Public Defender Jeff Adachi appeared in court today to argue that his office should be allowed to represent Luc even though it represented his brother, Brian Luc, in a recent DUI and firearm case for which he is still on probation.
Brian Luc, who was in court as well today, was also arrested Sunday on suspicion of possession of narcotics, being a felon in possession of ammunition and violation of his probation.
Adachi argued in front of a standing-room only crowd in the courtroom that once Brian Luc was sentenced to probation six months ago, he was no longer the public defender’s client.
Binh Thai Luc also briefly spoke in court, saying “I would like the public defender to represent me.”
But Assistant District Attorney Linda Allen said there was a conflict of interest because the public defender had recently represented Brian Luc, “a potential prosecution witness … an important witness in this case.”
San Francisco Superior Court Judge Lucy Kelly McCabe seemed to side with the prosecution’s arguments.
McCabe said, “In my 25 years in court, I’ve never had a public defender not declare a conflict” in a similar case.

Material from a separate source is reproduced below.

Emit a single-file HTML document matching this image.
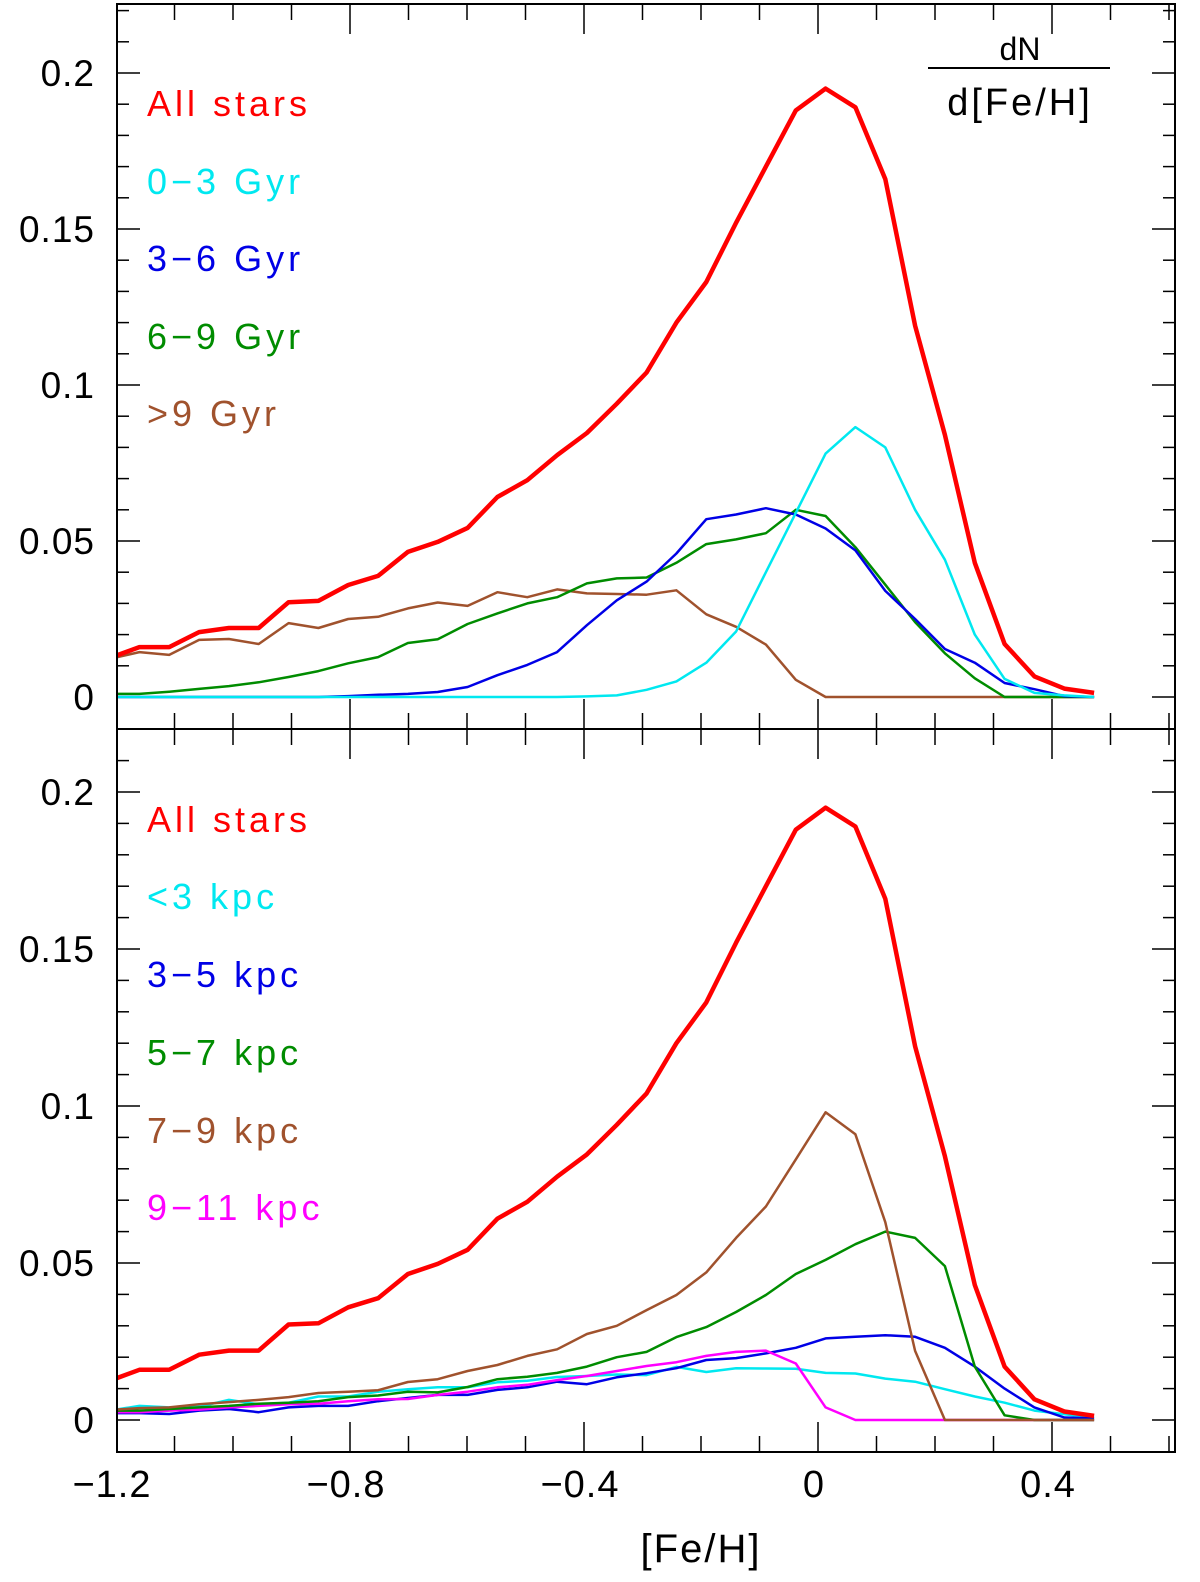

However, the judge decided to let both sides file briefs on the issue and ordered them to return at 10:30 a.m. Thursday for her ruling and to continue the arraignment of Binh Thai Luc.
The public defender declined to represent Brian Luc, who was assigned a private attorney and ordered to return for arraignment on the unrelated charges on April 3.
Adachi said outside of court that attorneys from his office met with Luc and other family members in the past few days.
One of those attorneys, Deputy Public Defender Steve Olmo, said Luc is “a hard-working man” who works in construction trades.
“The family and friends that we spoke to are shocked that he’s in this position,” Olmo said.
Adachi also questioned the changing facts in the case since it was uncovered Friday.
“Initially we heard it was a … murder-suicide, then we heard it was a shooting case and now we’re hearing something else,” he said. “There’s a lot of speculation about what this case really is.”
Police Chief Greg Suhr initially said Friday it appeared that some of the victims had been shot, and that the case was considered to be isolated to the house at 16 Howth St., but said on Sunday that some sort of “edged weapon” was used in the killings, although no weapon has been found.
The case was reported at 7:45 a.m. Friday when a family member entered the house and called 911 after encountering three of the bodies. Police responded and found two other victims dead in the home.
Police have not confirmed reports that the elder victims were husband and wife, and that the other three victims were their daughter, son and son’s girlfriend.
Police Chief Greg Suhr said at a news conference on Sunday that investigators believe Luc had a relationship with the victims but declined to elaborate.
The special circumstances charged along with the murder counts make Binh Thai Luc eligible for the death penalty, but district attorney’s office spokeswoman Stephanie Ong Stillman said it is “very unlikely” that the district attorney will seek capital punishment.
The case has also drawn interest because of its connection to federal immigration policy.
Binh Thai Luc had been ordered deported after serving his sentence for a 1997 conviction on second-degree robbery and assault with a firearm charges in Santa Clara County, but authorities in Vietnam declined to provide the appropriate travel documents for his deportation and he was ultimately released.